Let $f: [-\pi, \pi] \rightarrow \mathbb{R}$ be nonincreasing. Is it true that $ \left| \int_{-\pi}^\pi f(x) \sin (nx) dx \right| \leq \frac{f(-\pi)-f(\pi)}{n}.$ (Please, without Stieltjes integrals.)
I obtain something similar by using the second mean value theorem for integrals but with right hand side equal $2 \frac{f(-\pi)-f(\pi)}{n}$.
Thanks.
Added.
Sorry, I mistaked and this inequality is generally not true.

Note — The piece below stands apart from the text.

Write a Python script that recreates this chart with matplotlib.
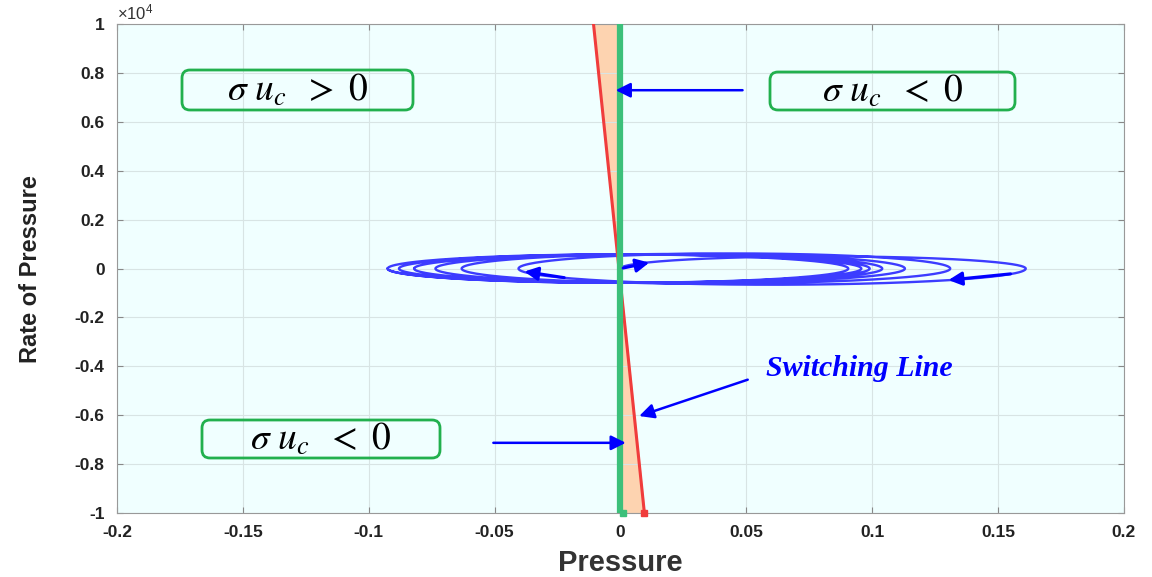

It holds the following inequality
$ \left| \int_{-\pi}^\pi f(x) \sin (nx) dx \right| \leq 2 \frac{f(-\pi)-f(\pi)}{n}.$
The proof goes in the followig way. By the second mean value theorem there exists a $c\in [-\pi,\pi]$ such that $\int_{-\pi}^\pi f(x) \sin nxdx=f(-\pi)\int_{-\pi}^c \sin nx dx+f(\pi) \int_c^\pi \sin nx dx$ $=-\frac{f(-\pi)}{n} (\cos nc-\cos n\pi)-\frac{f(\pi)}{n} (\cos n\pi-\cos nc)$ $=\frac{f(-\pi)-f(\pi)}{n} (\cos n\pi-\cos nc).$ Since $|(\cos n\pi-\cos nc)| \leq 2$ we obtain $ \left| \int_{-\pi}^\pi f(x) \sin (nx) dx \right| \leq 2 \frac{f(-\pi)-f(\pi)}{n}.$